Submitted by korec1234 t3_11t1857 in MachineLearning
We release the code to reproduce the pre-training of a "Large Language Model" (T5) under a limited budget (1xA100 GPU, ~20 hours) in PyTorch. We start from the randomly initialised T5-base-v1.1 (248M parameters) model implemented in HuggingFace. Next, we pre-train it on the English subset of the C4 dataset and then fine-tune it on Super-Natural Instructions (SNI).
In ~20 hours on a single GPU, we achieve ~40 RougeL on the SNI test set, compared to ~42 RougeL of the original model available on HuggingFace Hub and pre-trained through "a combination of model and data parallelism [...] on slices of Cloud TPU Pods", each with 1024 TPUs.
Our core contribution is not the T5 model itself, which follows the HuggingFace implementation.

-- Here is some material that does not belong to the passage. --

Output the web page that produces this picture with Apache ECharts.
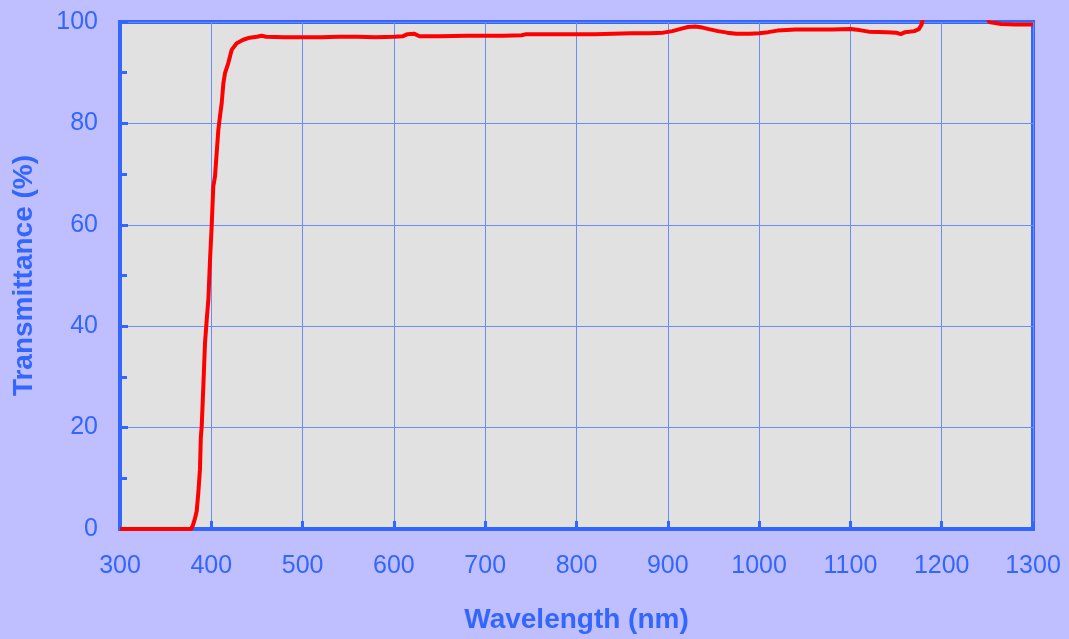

Instead, we optimise everything else in the training pipeline to offer you a user-friendly starting template for your NLP application/research.
We are keen to hear your suggestions to improve the codebase further.
​
Github: https://github.com/PiotrNawrot/nanoT5
Twitter: https://twitter.com/p_nawrot/status/1636373725397520384
​
learn-deeply t1_jchhzqo wrote
The value that nanoGPT offers is that it is a self-contained (minimal dependencies), easy to understand code. This repo is essentially a wrapper for huggingface's models, dataset and accelerator, which is not very useful for didactic purposes.